Alternatively, increasing the wall thickness of the hollow structures exposed to the surrounding atmospheric pressure can, through the printing of seeds, reduce the need for the additional layers of the small hollow structures.

It is also possible to create a pressure gradient in the hollow structures that are on the exterior of the Boards to counter the exterior pressure. That increase in pressure would likely involve heating a Board in an atmosphere where the gas can diffuse into the interior of the hollow structures on the exterior of the Board, and upon cooling, the gas remains trapped within those hollow structures.

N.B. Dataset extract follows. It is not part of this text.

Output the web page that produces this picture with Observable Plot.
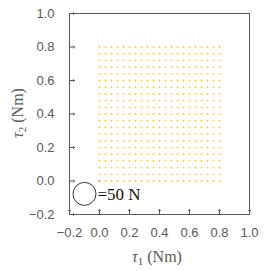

The description of particular embodiments of the present invention is now complete. Many of the described features may be substituted, altered or omitted without departing from the scope of the invention. For example, rather than generating a plurality of congruent hollow structures, a single Board can include a plurality of different shaped and sized hollow structures. These and other deviations from the particular embodiments shown will be apparent to those skilled in the art, particularly in view of the foregoing disclosure.

Claims

1. A method for manufacturing an insulating board, said method comprising: providing a tray having a bottom surface and a plurality of sidewalls;printing on said bottom surface of said tray a plurality of seeds in a first layer;printing on said plurality of seeds in said first layer a plurality of seeds in a second layer, a center of each seed of said second layer being horizontally offset from a center of each seed of said first layer;printing on said plurality of seeds in said second layer a plurality of seeds in a third layer, a center of each seed of said third layer being horizontally offset from a center of each seed of said first layer and said second layer; andheating said tray to transform said seeds into a plurality of hollow structures.